Stored data
□ □ □ □

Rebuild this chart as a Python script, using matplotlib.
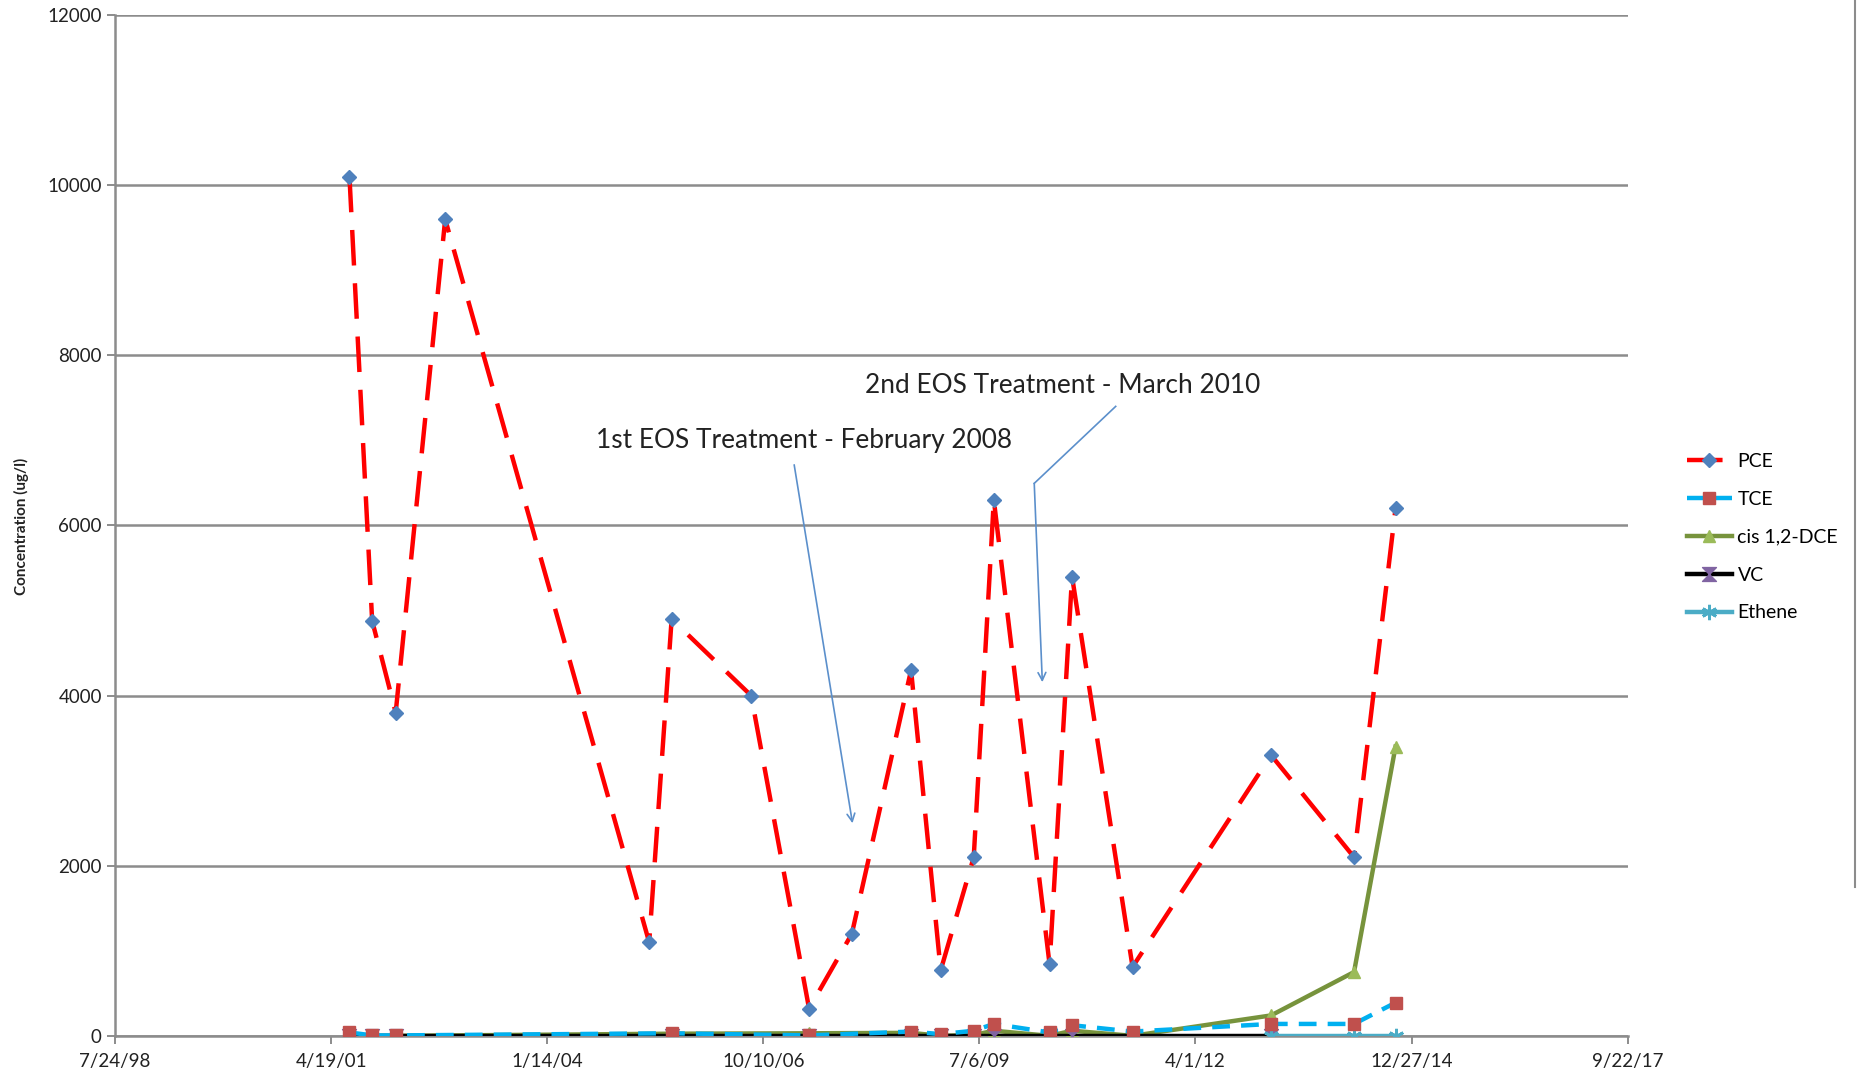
import numpy as np
import matplotlib
matplotlib.use("Agg")
import matplotlib.pyplot as plt
from matplotlib.path import Path

plt.rcParams['font.family'] = ['Lato', 'DejaVu Sans']

# sample dates
dates_pce = ['2001-07-13', '2001-10-26', '2002-02-12', '2002-09-29', '2005-04-30',
             '2005-08-12', '2006-08-15', '2007-05-10', '2007-11-24', '2008-08-24',
             '2009-01-08', '2009-06-10', '2009-09-11', '2010-05-27', '2010-09-08',
             '2011-06-15', '2013-03-17', '2014-04-05', '2014-10-14']
dates_other = ['2001-07-13', '2001-10-26', '2002-02-12', '2005-08-12', '2007-05-10',
               '2008-08-24', '2009-01-08', '2009-06-10', '2009-09-11', '2010-05-27',
               '2010-09-08', '2011-06-15', '2013-03-17', '2014-04-05', '2014-10-14']

pce = [10100, 4880, 3800, 9600, 1100, 4900, 4000, 320, 1200, 4300,
       770, 2100, 6300, 840, 5400, 810, 3300, 2100, 6200]
tce = [40, 5, 5, 30, 5, 50, 20, 60, 140, 40, 125, 50, 140, 140, 390]
dce = [0, 0, 0, 25, 30, 35, 0, 10, 60, 0, 60, 0, 240, 750, 3400]
vc = [0] * 13
ethene = [0, 0, 0]

tick_dates = ['1998-07-24', '2001-04-19', '2004-01-14', '2006-10-10',
              '2009-07-06', '2012-04-01', '2014-12-27', '2017-09-22']
tick_labels = ['7/24/98', '4/19/01', '1/14/04', '10/10/06',
               '7/6/09', '4/1/12', '12/27/14', '9/22/17']

def d(lst):
    return [np.datetime64(s) for s in lst]

x_pce = d(dates_pce)
x_oth = d(dates_other)

fig = plt.figure(figsize=(18.58, 10.79), dpi=100)
ax = fig.add_axes([0.0619, 0.040, 0.8141, 0.946])

lw = 3.2
# hourglass marker for VC
hourglass = Path([(-1, 1), (1, 1), (-1, -1), (1, -1), (-1, 1)],
                 [Path.MOVETO, Path.LINETO, Path.LINETO, Path.LINETO, Path.CLOSEPOLY])

ax.plot(x_pce, pce, color='#FF0000', lw=lw, dashes=(8, 4), marker='D',
        ms=7.5, mfc='#4F81BD', mec='#4F81BD', label='PCE', zorder=5)
ax.plot(x_oth, tce, color='#00B0F0', lw=lw, dashes=(4, 2.5), marker='s',
        ms=9, mfc='#C0504D', mec='#C0504D', label='TCE', zorder=4)
ax.plot(x_oth, dce, color='#77933C', lw=lw, marker='^',
        ms=9, mfc='#9BBB59', mec='#9BBB59', label='cis 1,2-DCE', zorder=3)
ax.plot(x_oth[:13], vc, color='#000000', lw=lw, marker=hourglass,
        ms=10, mfc='#8064A2', mec='#8064A2', label='VC', zorder=3)
ax.plot(x_oth[-3:], ethene, color='#4BACC6', lw=lw, marker=(6, 2, 0),
        ms=11, mew=2, mec='#4BACC6', label='Ethene', zorder=3)

ax.set_xlim(np.datetime64('1998-07-24'), np.datetime64('2017-09-22'))
ax.set_ylim(0, 12000)
ax.set_xticks(d(tick_dates))
ax.set_xticklabels(tick_labels)
ax.set_yticks(range(0, 12001, 2000))
ax.yaxis.grid(True, color='#8C8C8C', lw=1.8)
ax.set_axisbelow(True)
for s in ['top', 'right']:
    ax.spines[s].set_visible(False)
for s in ['left', 'bottom']:
    ax.spines[s].set_color('#8C8C8C')
    ax.spines[s].set_linewidth(1.8)
ax.tick_params(axis='both', colors='#8C8C8C', labelcolor='#222222',
               labelsize=13.5, length=6, width=1.4)
ax.tick_params(axis='x', pad=6)

fig.text(0.0115, 0.512, 'Concentration (ug/l)', rotation=90, ha='center', va='center',
         fontsize=11, fontweight='bold', color='#222222')

# treatment annotations
acol = '#5B8FCB'
ax.text(np.datetime64('2007-04-18'), 7000, '1st EOS Treatment - February 2008',
        ha='center', va='center', fontsize=18.9, color='#222222')
ax.annotate('', xy=(np.datetime64('2007-11-29'), 2467),
            xytext=(np.datetime64('2007-02-28'), 6745),
            arrowprops=dict(arrowstyle='->', color=acol, lw=1.2, mutation_scale=14))
ax.text(np.datetime64('2010-07-26'), 7650, '2nd EOS Treatment - March 2010',
        ha='center', va='center', fontsize=18.9, color='#222222')
ax.plot([np.datetime64('2011-03-29'), np.datetime64('2010-03-17')], [7400, 6495],
        color=acol, lw=1.2)
ax.annotate('', xy=(np.datetime64('2010-04-24'), 4125),
            xytext=(np.datetime64('2010-03-17'), 6495),
            arrowprops=dict(arrowstyle='->', color=acol, lw=1.2, mutation_scale=14,
                            shrinkA=0))

fig.legend(loc='center left', bbox_to_anchor=(0.8985, 0.502), frameon=False,
           fontsize=14, handlelength=2.3, labelspacing=1.07, handletextpad=0.3)

# right border of the chart frame
fig.add_artist(plt.Line2D([0.9985, 0.9985], [1.0, 0.178], color='#8C8C8C', lw=1.5))

fig.savefig('out.png', dpi=100)
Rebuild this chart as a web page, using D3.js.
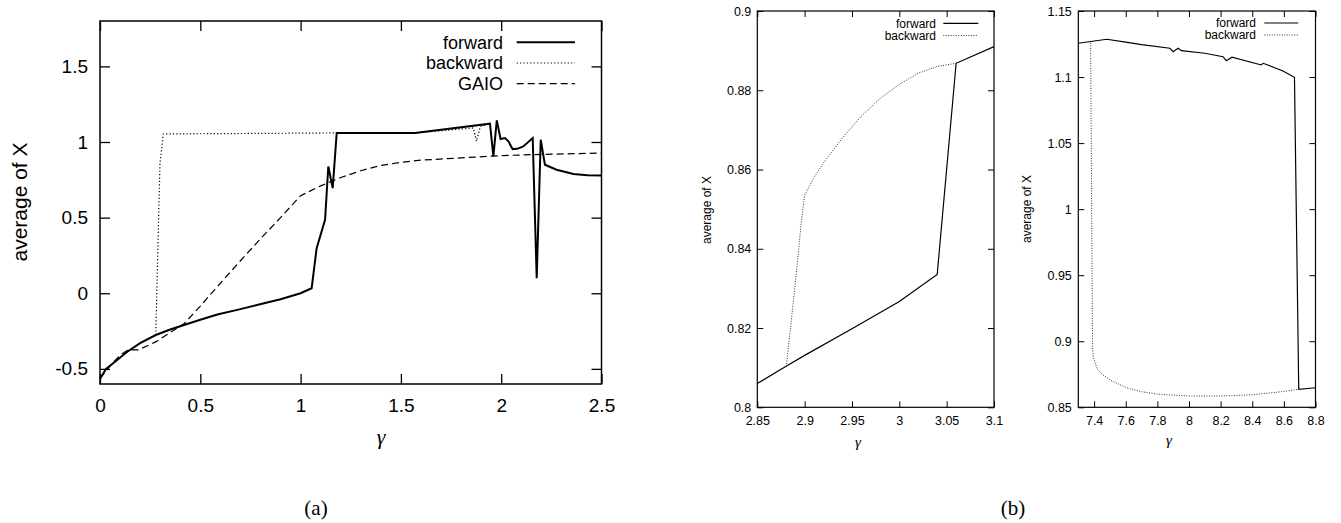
<!DOCTYPE html>
<html><head><meta charset="utf-8">
<script src="https://cdn.jsdelivr.net/npm/d3@7"></script>
<style>
body{margin:0;background:#fff}
svg{display:block}
text{fill:#000}
</style></head><body>
<svg id="c" width="1341" height="523"></svg>
<script>
// ---------- Panel (a) data ----------
const aXTicks = [0, 0.5, 1, 1.5, 2, 2.5];
const aYTicks = [-0.5, 0, 0.5, 1, 1.5];
const aForwardG = [0, 0.03, 0.087, 0.136, 0.2, 0.278, 0.35, 0.419, 0.5, 0.585, 0.7, 0.818, 0.9, 0.95, 1.0, 1.055, 1.08, 1.122, 1.138, 1.16, 1.18, 1.57, 1.944, 1.961, 1.978, 1.997, 2.019, 2.036, 2.057, 2.08, 2.11, 2.157, 2.177, 2.197, 2.218, 2.276, 2.36, 2.43, 2.5];
const aForwardV = [-0.565, -0.5, -0.44, -0.387, -0.33, -0.276, -0.24, -0.21, -0.175, -0.14, -0.105, -0.066, -0.04, -0.02, 0.0, 0.033, 0.298, 0.485, 0.838, 0.695, 1.06, 1.06, 1.121, 0.905, 1.143, 1.02, 1.026, 1.004, 0.953, 0.955, 0.971, 1.026, 0.1, 1.015, 0.85, 0.817, 0.788, 0.78, 0.779];
const aBackwardG = [0.278, 0.299, 0.316, 1.18, 1.57, 1.861, 1.877, 1.896, 1.944];
const aBackwardV = [-0.276, 0.861, 1.053, 1.06, 1.06, 1.093, 1.005, 1.103, 1.121];
const aGaioG = [0, 0.05, 0.1, 0.14, 0.19, 0.28, 0.42, 0.5, 0.6, 0.7, 0.8, 0.9, 1.0, 1.1, 1.2, 1.3, 1.4, 1.5, 1.6, 1.8, 2.0, 2.2, 2.5];
const aGaioV = [-0.565, -0.48, -0.41, -0.375, -0.375, -0.32, -0.2, -0.085, 0.066, 0.215, 0.36, 0.5, 0.645, 0.71, 0.765, 0.81, 0.845, 0.865, 0.88, 0.895, 0.91, 0.918, 0.927];

// ---------- Panel (b) left data ----------
const b1XTicks = [2.85, 2.9, 2.95, 3, 3.05, 3.1];
const b1YTicks = [0.8, 0.82, 0.84, 0.86, 0.88, 0.9];
const b1ForwardG = [2.85, 2.88, 2.9, 2.95, 3.0, 3.04, 3.06, 3.1];
const b1ForwardV = [0.806, 0.8103, 0.8131, 0.8198, 0.8267, 0.8335, 0.8868, 0.891];
const b1BackwardG = [2.8806, 2.886, 2.892, 2.896, 2.9, 2.91, 2.92, 2.94, 2.96, 2.98, 3.0, 3.02, 3.04, 3.06];
const b1BackwardV = [0.8103, 0.822, 0.8356, 0.8457, 0.8535, 0.858, 0.8617, 0.868, 0.8735, 0.878, 0.8815, 0.8843, 0.886, 0.8868];

// ---------- Panel (b) right data ----------
const b2XTicks = [7.4, 7.6, 7.8, 8, 8.2, 8.4, 8.6, 8.8];
const b2YTicks = [0.85, 0.9, 0.95, 1, 1.05, 1.1, 1.15];
const b2ForwardG = [7.3, 7.48, 7.6, 7.7, 7.879, 7.9, 7.931, 7.952, 8.1, 8.215, 8.236, 8.272, 8.44, 8.455, 8.47, 8.594, 8.667, 8.694, 8.8];
const b2ForwardV = [1.1256, 1.1286, 1.1265, 1.1245, 1.1218, 1.1192, 1.1218, 1.12, 1.118, 1.1154, 1.1124, 1.115, 1.1097, 1.1092, 1.1104, 1.1046, 1.0998, 0.8636, 0.8648];
const b2BackwardG = [7.378, 7.39, 7.395, 7.42, 7.45, 7.5, 7.6, 7.7, 7.8, 7.9, 8.0, 8.1, 8.2, 8.3, 8.4, 8.5, 8.6, 8.694];
const b2BackwardV = [1.1258, 0.895, 0.888, 0.879, 0.875, 0.8707, 0.865, 0.8618, 0.86, 0.8592, 0.8586, 0.8585, 0.8586, 0.859, 0.8595, 0.8607, 0.862, 0.8636];

const svg = d3.select("#c");
const SANS = "'Liberation Sans', Arial, Helvetica, sans-serif";
const SERIF = "'Liberation Serif', 'DejaVu Serif', serif";

function panel(o) {
  const x = d3.scaleLinear().domain(o.xDomain).range([o.L, o.R]);
  const y = d3.scaleLinear().domain(o.yDomain).range([o.B, o.T]);
  const g = svg.append("g");
  const fmt = d => String(d);
  const style = sel => {
    sel.select(".domain").remove();
    sel.selectAll(".tick line").attr("stroke", "#000").attr("stroke-width", o.tw);
    sel.selectAll(".tick text").attr("font-family", SANS).attr("font-size", o.fs).attr("fill", "#000");
  };
  g.append("g").attr("transform", `translate(0,${o.B})`)
    .call(d3.axisBottom(x).tickValues(o.xTicks).tickSizeInner(-o.ts).tickSizeOuter(0).tickPadding(o.xPad).tickFormat(fmt)).call(style);
  g.append("g").attr("transform", `translate(0,${o.T})`)
    .call(d3.axisTop(x).tickValues(o.xTicks).tickSizeInner(-o.ts).tickSizeOuter(0).tickFormat("")).call(style);
  g.append("g").attr("transform", `translate(${o.L},0)`)
    .call(d3.axisLeft(y).tickValues(o.yTicks).tickSizeInner(-o.ts).tickSizeOuter(0).tickPadding(o.yPad).tickFormat(fmt)).call(style);
  g.append("g").attr("transform", `translate(${o.R},0)`)
    .call(d3.axisRight(y).tickValues(o.yTicks).tickSizeInner(-o.ts).tickSizeOuter(0).tickFormat("")).call(style);
  g.append("rect").attr("x", o.L).attr("y", o.T).attr("width", o.R - o.L).attr("height", o.B - o.T)
    .attr("fill", "none").attr("stroke", "#000").attr("stroke-width", o.fw);

  const line = d3.line().x(d => x(d[0])).y(d => y(d[1]));
  o.series.forEach(s => {
    g.append("path").datum(d3.zip(s.g, s.v)).attr("d", line)
      .attr("fill", "none").attr("stroke", s.color).attr("stroke-width", s.w)
      .attr("stroke-dasharray", s.dash || null).attr("stroke-linejoin", "miter");
  });
  // legend
  o.series.forEach((s, i) => {
    const ly = o.legY[i];
    g.append("text").attr("x", o.legTextR).attr("y", ly).attr("dy", "0.35em")
      .attr("text-anchor", "end").attr("font-family", SANS).attr("font-size", o.legFs).text(s.name);
    g.append("line").attr("x1", o.legS1).attr("x2", o.legS2).attr("y1", ly).attr("y2", ly)
      .attr("stroke", s.color).attr("stroke-width", s.w).attr("stroke-dasharray", s.dash || null);
  });
  // axis titles
  g.append("text").attr("transform", `translate(${o.ylX},${o.ylY}) rotate(-90)`)
    .attr("text-anchor", "middle").attr("dy", "0.35em").attr("font-family", SANS).attr("font-size", o.ylFs).text("average of X");
  g.append("text").attr("x", o.xlX).attr("y", o.xlY).attr("dy", "0.35em").attr("text-anchor", "middle")
    .attr("font-family", SERIF).attr("font-style", "italic").attr("font-size", o.xlFs).text("\u03b3");
}

panel({
  L: 100, R: 601.5, T: 21, B: 384, xDomain: [0, 2.5], yDomain: [-0.6, 1.8],
  xTicks: aXTicks, yTicks: aYTicks, ts: 10, tw: 1.3, fw: 1.5, fs: 19, xPad: 15, yPad: 12,
  series: [
    {name: "forward", g: aForwardG, v: aForwardV, color: "#000", w: 2},
    {name: "backward", g: aBackwardG, v: aBackwardV, color: "#000", w: 1.2, dash: "1.2,2.2"},
    {name: "GAIO", g: aGaioG, v: aGaioV, color: "#000", w: 1.2, dash: "7,4"}
  ],
  legY: [42.3, 63, 83.7], legTextR: 503, legS1: 516.7, legS2: 575, legFs: 18,
  ylX: 20, ylY: 202, ylFs: 21, xlX: 381, xlY: 436.7, xlFs: 22
});

panel({
  L: 757.3, R: 994, T: 11, B: 407.3, xDomain: [2.85, 3.1], yDomain: [0.8, 0.9],
  xTicks: b1XTicks, yTicks: b1YTicks, ts: 6, tw: 1, fw: 1.2, fs: 12.5, xPad: 9, yPad: 6,
  series: [
    {name: "forward", g: b1ForwardG, v: b1ForwardV, color: "#000", w: 1.2},
    {name: "backward", g: b1BackwardG, v: b1BackwardV, color: "#333", w: 1, dash: "1,1.5"}
  ],
  legY: [23.3, 35.5], legTextR: 936, legS1: 943.3, legS2: 978.3, legFs: 12,
  ylX: 706.7, ylY: 210, ylFs: 12, xlX: 858, xlY: 442, xlFs: 15
});

panel({
  L: 1078.3, R: 1315.5, T: 11, B: 407.3, xDomain: [7.3, 8.8], yDomain: [0.85, 1.15],
  xTicks: b2XTicks, yTicks: b2YTicks, ts: 6, tw: 1, fw: 1.2, fs: 12.5, xPad: 9, yPad: 6.5,
  series: [
    {name: "forward", g: b2ForwardG, v: b2ForwardV, color: "#000", w: 1.2},
    {name: "backward", g: b2BackwardG, v: b2BackwardV, color: "#333", w: 1, dash: "1,1.5"}
  ],
  legY: [23, 35], legTextR: 1256, legS1: 1264.3, legS2: 1298.3, legFs: 12,
  ylX: 1027, ylY: 209, ylFs: 12, xlX: 1169, xlY: 440, xlFs: 15
});

svg.append("text").attr("x", 316).attr("y", 508).attr("dy", "0.35em").attr("text-anchor", "middle")
  .attr("font-family", SERIF).attr("font-size", 21).text("(a)");
svg.append("text").attr("x", 1013).attr("y", 508).attr("dy", "0.35em").attr("text-anchor", "middle")
  .attr("font-family", SERIF).attr("font-size", 21).text("(b)");
</script>
</body></html>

□ □ □ □

> [Requirements]: The lines to reproduce run from the one above containing "Rebuild this chart as a web" through the one containing "0.91, 0.918, 0.927];". Copy them exactly and leave out all pictures.

> [Output of the exercise]:
Rebuild this chart as a web page, using D3.js.
<!DOCTYPE html>
<html><head><meta charset="utf-8">
<script src="https://cdn.jsdelivr.net/npm/d3@7"></script>
<style>
body{margin:0;background:#fff}
svg{display:block}
text{fill:#000}
</style></head><body>
<svg id="c" width="1341" height="523"></svg>
<script>
// ---------- Panel (a) data ----------
const aXTicks = [0, 0.5, 1, 1.5, 2, 2.5];
const aYTicks = [-0.5, 0, 0.5, 1, 1.5];
const aForwardG = [0, 0.03, 0.087, 0.136, 0.2, 0.278, 0.35, 0.419, 0.5, 0.585, 0.7, 0.818, 0.9, 0.95, 1.0, 1.055, 1.08, 1.122, 1.138, 1.16, 1.18, 1.57, 1.944, 1.961, 1.978, 1.997, 2.019, 2.036, 2.057, 2.08, 2.11, 2.157, 2.177, 2.197, 2.218, 2.276, 2.36, 2.43, 2.5];
const aForwardV = [-0.565, -0.5, -0.44, -0.387, -0.33, -0.276, -0.24, -0.21, -0.175, -0.14, -0.105, -0.066, -0.04, -0.02, 0.0, 0.033, 0.298, 0.485, 0.838, 0.695, 1.06, 1.06, 1.121, 0.905, 1.143, 1.02, 1.026, 1.004, 0.953, 0.955, 0.971, 1.026, 0.1, 1.015, 0.85, 0.817, 0.788, 0.78, 0.779];
const aBackwardG = [0.278, 0.299, 0.316, 1.18, 1.57, 1.861, 1.877, 1.896, 1.944];
const aBackwardV = [-0.276, 0.861, 1.053, 1.06, 1.06, 1.093, 1.005, 1.103, 1.121];
const aGaioG = [0, 0.05, 0.1, 0.14, 0.19, 0.28, 0.42, 0.5, 0.6, 0.7, 0.8, 0.9, 1.0, 1.1, 1.2, 1.3, 1.4, 1.5, 1.6, 1.8, 2.0, 2.2, 2.5];
const aGaioV = [-0.565, -0.48, -0.41, -0.375, -0.375, -0.32, -0.2, -0.085, 0.066, 0.215, 0.36, 0.5, 0.645, 0.71, 0.765, 0.81, 0.845, 0.865, 0.88, 0.895, 0.91, 0.918, 0.927];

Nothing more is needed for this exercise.